--- START Supplied material ---
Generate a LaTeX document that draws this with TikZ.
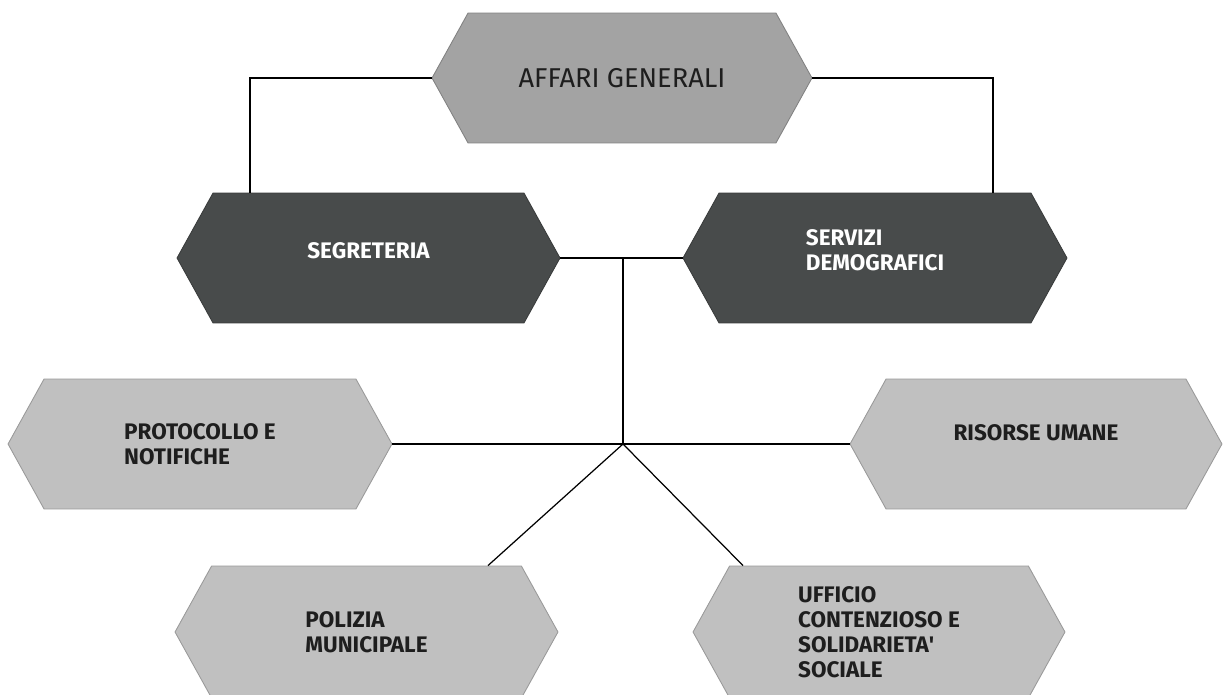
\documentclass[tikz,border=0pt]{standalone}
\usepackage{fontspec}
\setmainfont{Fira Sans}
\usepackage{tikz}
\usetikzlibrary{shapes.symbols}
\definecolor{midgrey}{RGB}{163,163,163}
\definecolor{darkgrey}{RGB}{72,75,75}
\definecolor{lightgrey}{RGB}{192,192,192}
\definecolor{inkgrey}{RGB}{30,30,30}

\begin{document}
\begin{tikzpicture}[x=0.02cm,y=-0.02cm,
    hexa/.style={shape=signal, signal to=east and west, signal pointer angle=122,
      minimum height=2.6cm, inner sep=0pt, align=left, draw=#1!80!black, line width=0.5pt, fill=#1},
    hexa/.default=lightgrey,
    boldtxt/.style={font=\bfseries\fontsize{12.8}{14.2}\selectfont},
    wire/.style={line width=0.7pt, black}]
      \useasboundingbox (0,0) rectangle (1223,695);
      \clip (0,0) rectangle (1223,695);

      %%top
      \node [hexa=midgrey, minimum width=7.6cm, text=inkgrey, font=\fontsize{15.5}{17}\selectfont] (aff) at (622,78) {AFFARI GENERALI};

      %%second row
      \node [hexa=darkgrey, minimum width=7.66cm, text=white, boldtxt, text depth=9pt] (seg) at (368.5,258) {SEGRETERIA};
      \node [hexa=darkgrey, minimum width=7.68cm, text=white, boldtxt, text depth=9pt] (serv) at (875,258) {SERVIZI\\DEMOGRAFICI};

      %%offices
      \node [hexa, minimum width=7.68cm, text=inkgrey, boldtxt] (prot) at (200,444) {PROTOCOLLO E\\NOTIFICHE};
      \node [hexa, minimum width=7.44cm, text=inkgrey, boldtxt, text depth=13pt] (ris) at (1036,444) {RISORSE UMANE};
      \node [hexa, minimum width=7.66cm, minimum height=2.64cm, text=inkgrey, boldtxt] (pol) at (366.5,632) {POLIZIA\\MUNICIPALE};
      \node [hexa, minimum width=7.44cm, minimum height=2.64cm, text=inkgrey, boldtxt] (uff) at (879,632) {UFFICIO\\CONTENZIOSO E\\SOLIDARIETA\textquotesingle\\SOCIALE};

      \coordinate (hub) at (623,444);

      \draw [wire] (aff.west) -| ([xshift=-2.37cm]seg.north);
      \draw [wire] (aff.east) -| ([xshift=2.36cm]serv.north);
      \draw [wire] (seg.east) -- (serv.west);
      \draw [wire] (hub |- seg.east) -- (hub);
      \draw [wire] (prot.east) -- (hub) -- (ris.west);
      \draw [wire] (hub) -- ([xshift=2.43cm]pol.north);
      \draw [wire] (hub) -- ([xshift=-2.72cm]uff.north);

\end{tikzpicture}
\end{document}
--- END Supplied material ---
--- START Supplied material ---
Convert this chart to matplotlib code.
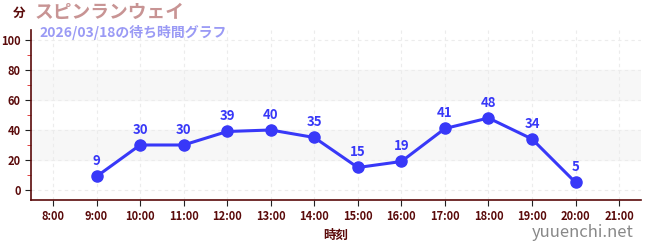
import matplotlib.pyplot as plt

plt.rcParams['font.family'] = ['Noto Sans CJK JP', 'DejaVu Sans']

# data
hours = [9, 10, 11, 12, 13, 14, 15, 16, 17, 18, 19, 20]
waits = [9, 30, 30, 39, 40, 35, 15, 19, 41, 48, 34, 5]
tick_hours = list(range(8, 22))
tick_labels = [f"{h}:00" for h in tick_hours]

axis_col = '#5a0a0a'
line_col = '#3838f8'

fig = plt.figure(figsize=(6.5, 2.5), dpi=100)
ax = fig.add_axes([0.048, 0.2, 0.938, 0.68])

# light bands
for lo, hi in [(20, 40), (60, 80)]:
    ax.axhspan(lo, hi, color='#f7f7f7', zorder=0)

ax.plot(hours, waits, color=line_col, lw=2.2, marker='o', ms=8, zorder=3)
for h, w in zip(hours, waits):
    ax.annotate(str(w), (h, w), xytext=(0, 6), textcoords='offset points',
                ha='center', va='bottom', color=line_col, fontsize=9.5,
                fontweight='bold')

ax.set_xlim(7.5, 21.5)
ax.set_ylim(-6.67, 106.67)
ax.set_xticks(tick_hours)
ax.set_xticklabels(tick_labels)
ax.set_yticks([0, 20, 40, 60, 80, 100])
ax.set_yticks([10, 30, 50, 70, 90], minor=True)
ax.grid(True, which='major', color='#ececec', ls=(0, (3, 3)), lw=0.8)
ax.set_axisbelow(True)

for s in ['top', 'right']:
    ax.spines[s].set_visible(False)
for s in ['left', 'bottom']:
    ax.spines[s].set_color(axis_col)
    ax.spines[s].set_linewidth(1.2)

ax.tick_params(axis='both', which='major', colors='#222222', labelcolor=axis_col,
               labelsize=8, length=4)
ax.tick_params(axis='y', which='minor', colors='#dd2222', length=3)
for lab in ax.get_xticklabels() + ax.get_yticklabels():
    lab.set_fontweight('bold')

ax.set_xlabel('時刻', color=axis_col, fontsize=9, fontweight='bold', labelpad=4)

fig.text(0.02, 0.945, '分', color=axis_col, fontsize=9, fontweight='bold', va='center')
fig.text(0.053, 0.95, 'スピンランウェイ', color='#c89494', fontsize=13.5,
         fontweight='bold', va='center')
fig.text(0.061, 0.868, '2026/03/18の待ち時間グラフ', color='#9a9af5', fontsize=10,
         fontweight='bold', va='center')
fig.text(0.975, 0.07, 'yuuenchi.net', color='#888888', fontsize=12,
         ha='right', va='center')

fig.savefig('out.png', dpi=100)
--- END Supplied material ---
--- START Supplied material ---
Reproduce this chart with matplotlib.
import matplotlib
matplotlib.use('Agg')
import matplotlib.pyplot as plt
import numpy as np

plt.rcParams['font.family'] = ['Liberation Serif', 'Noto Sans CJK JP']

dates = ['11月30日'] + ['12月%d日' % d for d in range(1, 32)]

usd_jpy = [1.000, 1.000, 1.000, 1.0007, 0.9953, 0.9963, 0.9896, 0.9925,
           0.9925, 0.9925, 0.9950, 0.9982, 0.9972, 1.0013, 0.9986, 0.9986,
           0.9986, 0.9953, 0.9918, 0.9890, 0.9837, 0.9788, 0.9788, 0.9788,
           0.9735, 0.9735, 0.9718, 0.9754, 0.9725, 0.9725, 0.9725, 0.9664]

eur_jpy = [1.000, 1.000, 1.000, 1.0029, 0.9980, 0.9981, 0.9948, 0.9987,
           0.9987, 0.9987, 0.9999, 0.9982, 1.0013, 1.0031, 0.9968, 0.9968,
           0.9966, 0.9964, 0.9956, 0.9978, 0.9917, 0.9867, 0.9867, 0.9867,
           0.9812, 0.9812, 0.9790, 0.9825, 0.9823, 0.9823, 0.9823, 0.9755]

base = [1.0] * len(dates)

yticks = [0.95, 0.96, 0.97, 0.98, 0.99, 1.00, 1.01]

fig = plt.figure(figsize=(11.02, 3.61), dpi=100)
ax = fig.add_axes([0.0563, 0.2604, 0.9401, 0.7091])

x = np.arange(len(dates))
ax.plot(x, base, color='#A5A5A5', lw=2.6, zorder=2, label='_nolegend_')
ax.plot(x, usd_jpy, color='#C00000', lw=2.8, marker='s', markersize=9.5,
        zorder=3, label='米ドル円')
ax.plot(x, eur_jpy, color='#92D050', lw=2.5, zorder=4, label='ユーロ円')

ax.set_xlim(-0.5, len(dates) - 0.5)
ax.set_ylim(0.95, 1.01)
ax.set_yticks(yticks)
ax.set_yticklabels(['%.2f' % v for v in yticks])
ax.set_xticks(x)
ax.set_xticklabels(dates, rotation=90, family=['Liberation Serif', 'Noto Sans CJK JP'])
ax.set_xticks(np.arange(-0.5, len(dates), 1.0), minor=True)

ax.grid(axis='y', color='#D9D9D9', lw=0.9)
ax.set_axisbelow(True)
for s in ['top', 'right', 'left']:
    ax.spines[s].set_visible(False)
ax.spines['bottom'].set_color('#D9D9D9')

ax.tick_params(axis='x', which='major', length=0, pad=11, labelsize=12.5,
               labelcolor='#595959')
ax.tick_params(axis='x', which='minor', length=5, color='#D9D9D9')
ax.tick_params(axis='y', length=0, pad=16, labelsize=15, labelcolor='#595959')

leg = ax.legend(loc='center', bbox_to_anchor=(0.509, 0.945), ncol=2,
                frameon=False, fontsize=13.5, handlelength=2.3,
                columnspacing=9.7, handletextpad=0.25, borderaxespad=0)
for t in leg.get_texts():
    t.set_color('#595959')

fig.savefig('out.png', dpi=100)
--- END Supplied material ---
From the records above, repeat exactly the lines from the one with "Reproduce this chart with matplotlib." through the one with "dates = ['11月30日']", both included.

Output for this task.
Reproduce this chart with matplotlib.
import matplotlib
matplotlib.use('Agg')
import matplotlib.pyplot as plt
import numpy as np

plt.rcParams['font.family'] = ['Liberation Serif', 'Noto Sans CJK JP']

dates = ['11月30日'] + ['12月%d日' % d for d in range(1, 32)]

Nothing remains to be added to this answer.